Enter: the Day Designer, a charming paper planner meant to nudge folks toward productivity and balance. The name alone makes me feel like I have some control over my life. And within the first few pages, it’s clear that the idea is to start with big dreams and then design each day to meet your goals. There are prompts to get you thinking about the months ahead (something that might be hard to do right now), and there’s another page that allows you to turn your big picture into smaller goals, with target dates to keep you on track. Even though I purchased this planner specifically for the daily and monthly features, it’s nice to reflect on what I want life to look like over the next eleven months.
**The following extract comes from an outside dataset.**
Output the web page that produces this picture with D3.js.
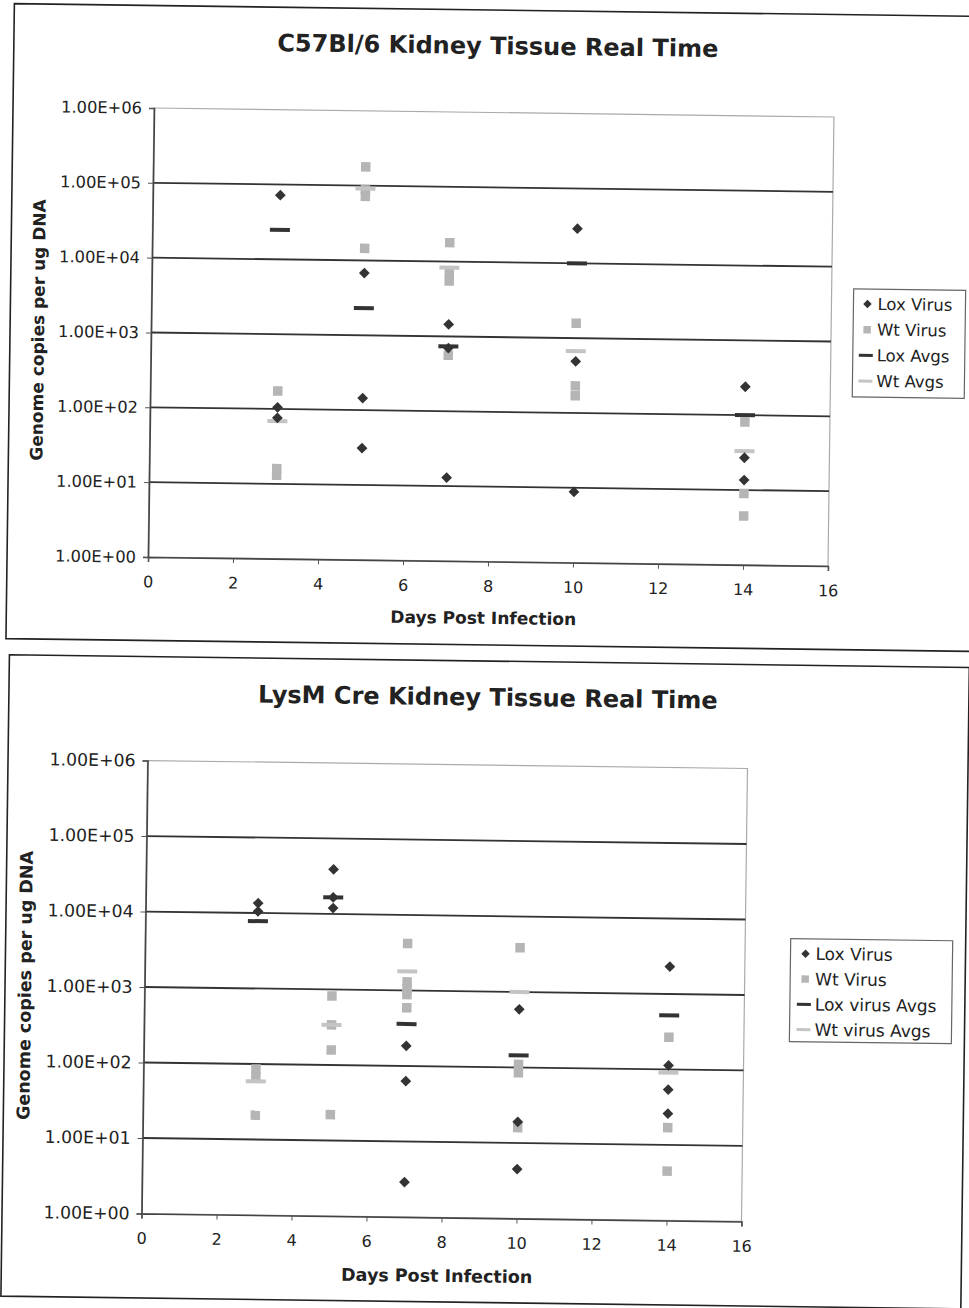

The brainstorming prompts are cool, and the monthly calendar is exactly what you’d expect from a paper planner, but the Day Designer really shines in its daily layout. It is—quite literally—a tool to design each day. If you’re someone who likes to create to-do lists and schedules, you can do both things on one sheet of paper. Each day features two areas where you can write your to-do lists. The idea isn’t that you double your daily tasks. Instead, there’s a large area for everything you have to do and a smaller area for top priorities. An hourly schedule runs along the side of each page so you can plot your tasks and appointments for each day. And there’s a notes section as well.
There are also sentimental touches to remind me that life isn’t just about work. Since I started using this planner, I’ve gotten up early for what I call “P Time” (it’s basically “me” time using my first initial). I write down the meals I’m going to make. I actually schedule in time for lunch. There’s a box for “later today,” which encourages me to think about how I spend my nights, and a gratitude section that I imagine can help you start or end each day with appreciation (I don’t use it, but I absolutely should). The layout is clean, and there is lots of white space for my sticky notes and doodles. There’s even an encouraging quote near the top of each page.
I grabbed a 2020-2021 academic planner that runs from this past July to June of next year, but there are full-year planners for 2021 and undated planners available as well. At 9 inches (width) x 9.75 inches (height), the planner is bulkier than anything I would’ve used in my pre-pandemic life—it would take up a lot of space in a tote bag. But nowadays, when most of my life happens within four walls, it’s a great way to add structure and intention to my day. It reminds me that my life is still full, even if it’s more local—my relationships, hobbies, interests, and obligations are multifaceted—and I can design my day accordingly.